You LOVE hammers!
You SELL hammers!
You know in your gut that hammers are cool, hip, and can change the world if given something to bang.
Everywhere you go you sell hammers. You want to sell me a hammer. You believe fervently, passionately that my situation would be vastly improved if I had a hammer. So you knuckle down, polish your pitch, and try over and over again to sell me a hammer.
The problem is that I have this screw that I am trying to attach to a piece of wood. What I really need — I figured this out on my own — is a screw driver, not a hammer. That is my situation: a man with a piece of wood, a screw, and no screw driver.
There’s an opportunity there for someone to sell me a screw driver because that’s what I need. But you don’t sell screw drivers, you sell hammers. So instead of offering me a screw driver, you persist in selling me a hammer because you are in love with hammers.
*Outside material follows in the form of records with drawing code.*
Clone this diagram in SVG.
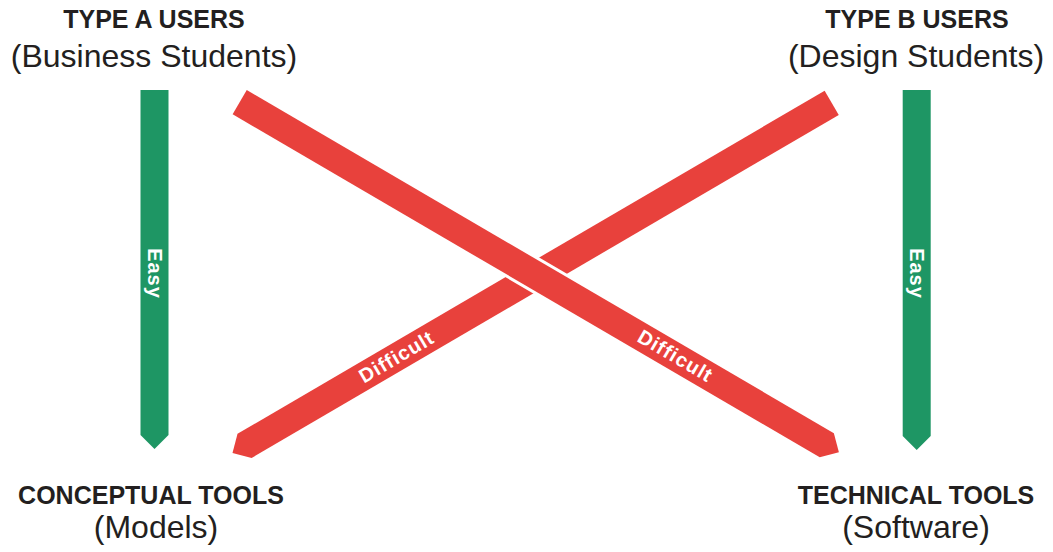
<svg xmlns="http://www.w3.org/2000/svg" xmlns:xlink="http://www.w3.org/1999/xlink" width="1053" height="552" viewBox="0 0 1053 552">
<style>
.title{font-family:"Liberation Sans",Arial,sans-serif;font-weight:bold;font-size:25px;fill:#231f20;text-anchor:middle}
.sub{font-family:"Liberation Sans",Arial,sans-serif;font-size:32px;fill:#231f20;text-anchor:middle}
.lbl{font-family:"Liberation Sans",Arial,sans-serif;font-weight:bold;font-size:20px;fill:#ffffff;text-anchor:middle;letter-spacing:1px}
.green{fill:#1e9664}
.red{fill:#e8413c}
</style>
<defs>
<path id="bar" d="M0,-14 H680 L694,0 L680,14 H0 Z"/>
</defs>
<rect width="1053" height="552" fill="#ffffff"/>
<g id="typeA"><text class="title" x="154" y="28">TYPE A USERS</text><text class="sub" x="154" y="67">(Business Students)</text></g>
<g id="typeB"><text class="title" x="917" y="28">TYPE B USERS</text><text class="sub" x="916" y="67">(Design Students)</text></g>
<g id="conceptual"><text class="title" x="151" y="504">CONCEPTUAL TOOLS</text><text class="sub" x="156" y="538">(Models)</text></g>
<g id="technical"><text class="title" x="916" y="504">TECHNICAL TOOLS</text><text class="sub" x="916" y="538">(Software)</text></g>
<g id="connectors">
<g id="easyA"><path class="green" d="M140.5,90 H168.5 V435 L154.5,449 L140.5,435 Z"/>
<text class="lbl" transform="translate(154.5,273) rotate(90)" x="0.5" y="7">Easy</text></g>
<g id="easyB"><path class="green" d="M902.7,90 H930.7 V436 L916.7,450 L902.7,436 Z"/>
<text class="lbl" transform="translate(916.7,273) rotate(90)" x="0.5" y="7">Easy</text></g>
<g id="difficultB"><use xlink:href="#bar" class="red" transform="translate(831.7,102.8) rotate(149.7)"/>
<text class="lbl" transform="translate(396,357) rotate(-30.3)" x="0.5" y="7">Difficult</text></g>
<g id="difficultA"><use xlink:href="#bar" fill="#ffffff" stroke="#ffffff" stroke-width="6" transform="translate(239.7,102.2) rotate(30.3)"/>
<use xlink:href="#bar" class="red" transform="translate(239.7,102.2) rotate(30.3)"/>
<text class="lbl" transform="translate(675,355.5) rotate(30.3)" x="0.5" y="7">Difficult</text></g>
</g>
</svg>
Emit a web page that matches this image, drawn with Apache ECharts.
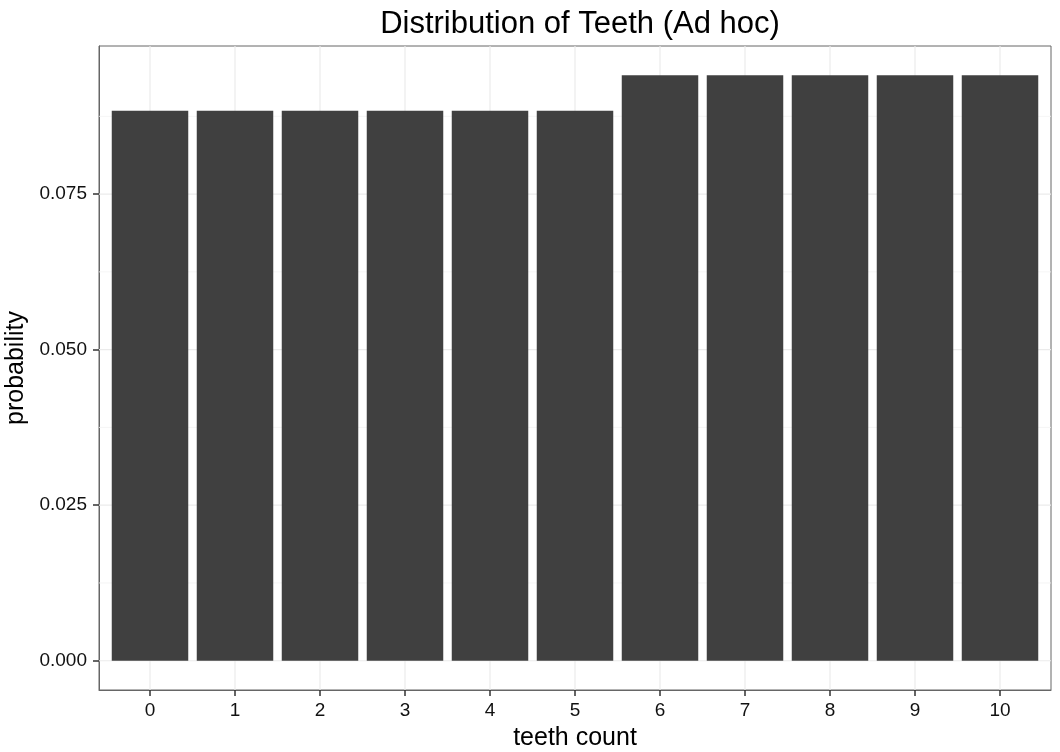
<!DOCTYPE html>
<html>
<head>
<meta charset="utf-8">
<script src="https://cdn.jsdelivr.net/npm/echarts@6/dist/echarts.min.js"></script>
<style>html,body{margin:0;padding:0;background:#fff}#c{width:1060px;height:752px}</style>
</head>
<body>
<div id="c"></div>
<script>
var categories = [0, 1, 2, 3, 4, 5, 6, 7, 8, 9, 10];
var probability = [0.0884, 0.0884, 0.0884, 0.0884, 0.0884, 0.0884, 0.0941, 0.0941, 0.0941, 0.0941, 0.0941];
var yTicks = [0, 0.025, 0.05, 0.075];
var yMinor = [0.0125, 0.0375, 0.0625, 0.0875];

var W = 1060, H = 752;
var gridL = 99, gridR = 9, gridT = 46, gridB = 62;
var xMin = -0.6, xMax = 10.6;
var yMax = 0.0941 * 1.05, yMin = -0.0941 * 0.05;
var plotW = W - gridL - gridR;
var barW = plotW / (xMax - xMin) * 0.9;

var chart = echarts.init(document.getElementById('c'), null, {renderer: 'canvas'});
var font = 'Liberation Sans, Arial, Helvetica, sans-serif';

// gridline items: [orientation, value, major(1)/minor(0)]
var gridItems = [];
yTicks.forEach(function (v) { gridItems.push(['h', v, 1]); });
yMinor.forEach(function (v) { gridItems.push(['h', v, 0]); });
categories.forEach(function (v) { gridItems.push(['v', v, 1]); });

chart.setOption({
  animation: false,
  backgroundColor: '#ffffff',
  title: {
    text: 'Distribution of Teeth (Ad hoc)',
    left: gridL + plotW / 2,
    textAlign: 'center',
    top: 4,
    textStyle: {fontFamily: font, fontSize: 31, fontWeight: 'normal', color: '#000'}
  },
  grid: {
    left: gridL, right: gridR, top: gridT, bottom: gridB,
    containLabel: false, outerBoundsMode: 'none',
    show: true, borderColor: '#666666', borderWidth: 1, backgroundColor: '#ffffff'
  },
  xAxis: {
    type: 'value',
    min: xMin, max: xMax,
    name: 'teeth count',
    nameLocation: 'middle',
    nameGap: 36,
    nameTextStyle: {fontFamily: font, fontSize: 25, color: '#000'},
    axisLine: {show: true, onZero: false, lineStyle: {color: '#666666', width: 1}},
    splitLine: {show: false},
    axisTick: {show: true, customValues: categories, length: 6, lineStyle: {color: '#333', width: 1.5}},
    axisLabel: {customValues: categories, fontFamily: font, fontSize: 19, color: '#111', margin: 11}
  },
  yAxis: {
    type: 'value',
    min: yMin, max: yMax,
    name: 'probability',
    nameLocation: 'middle',
    nameGap: 66,
    nameTextStyle: {fontFamily: font, fontSize: 25, color: '#000'},
    axisLine: {show: true, onZero: false, lineStyle: {color: '#666666', width: 1}},
    splitLine: {show: false},
    axisTick: {show: true, customValues: yTicks, length: 6, lineStyle: {color: '#333', width: 1.5}},
    axisLabel: {customValues: yTicks, fontFamily: font, fontSize: 19, color: '#111', margin: 12,
      formatter: function (v) { return v.toFixed(3); }}
  },
  series: [
    {
      type: 'custom',
      z: 1,
      silent: true,
      data: gridItems,
      renderItem: function (params, api) {
        var o = gridItems[params.dataIndex][0];
        var v = gridItems[params.dataIndex][1];
        var major = gridItems[params.dataIndex][2];
        var p1, p2;
        if (o === 'h') { p1 = api.coord([xMin, v]); p2 = api.coord([xMax, v]); }
        else { p1 = api.coord([v, yMin]); p2 = api.coord([v, yMax]); }
        return {
          type: 'line',
          shape: {x1: p1[0], y1: p1[1], x2: p2[0], y2: p2[1]},
          style: {stroke: major ? '#ebebeb' : '#f3f3f3', lineWidth: major ? 1.2 : 0.8}
        };
      },
      encode: {x: 1, y: 1}
    },
    {
      type: 'bar',
      z: 2,
      barWidth: barW,
      itemStyle: {color: '#404040'},
      data: categories.map(function (c, i) { return [c, probability[i]]; })
    }
  ]
});
</script>
</body>
</html>
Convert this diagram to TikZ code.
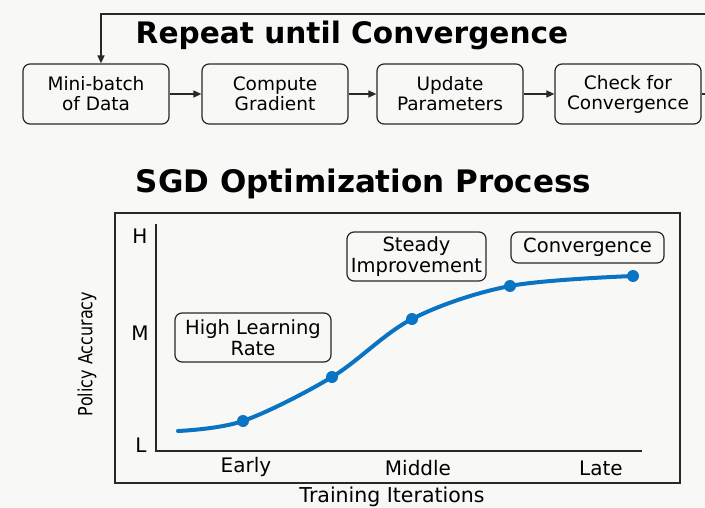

That’s all you know — hammers.
“Well, you can always bang in the screw!” you shout at me, frustrated by my obvious ignorance about the virtues of hammers.
Since you refuse to acknowledge my obvious disinterest in hammers, I grab you by your shirt collar and throw you out the door.
Although I am baffled by my situation — the screw, the piece of wood, attaching the screw to the wood, etc. — I still know the difference between a nail and a screw, a hammer and a screw driver.
I am in need but I am not an idiot.
Abraham Maslow famously once said: “If you only have a hammer, you tend to see every problem as a nail.”
The concept is thus: individuals who are incomplete in their knowledge or training of solutions propose the same type of solution to every problem they encounter. They opt for the more familiar solution to one that may be more effective yet with which they are unskilled.
The question you face is whether the coaching solutions you offer prospects are limited either by your training or by a predisposition to see problems in a certain way. Looked at closely enough, there are ethical as well as practical issues here. Not only might you be harming clients who might be better served with other solutions, you might find prospects more resistant than you expect to your marketing efforts.
Like the fellow with the screw and the piece of wood, they know the difference between a hammer and a screw driver.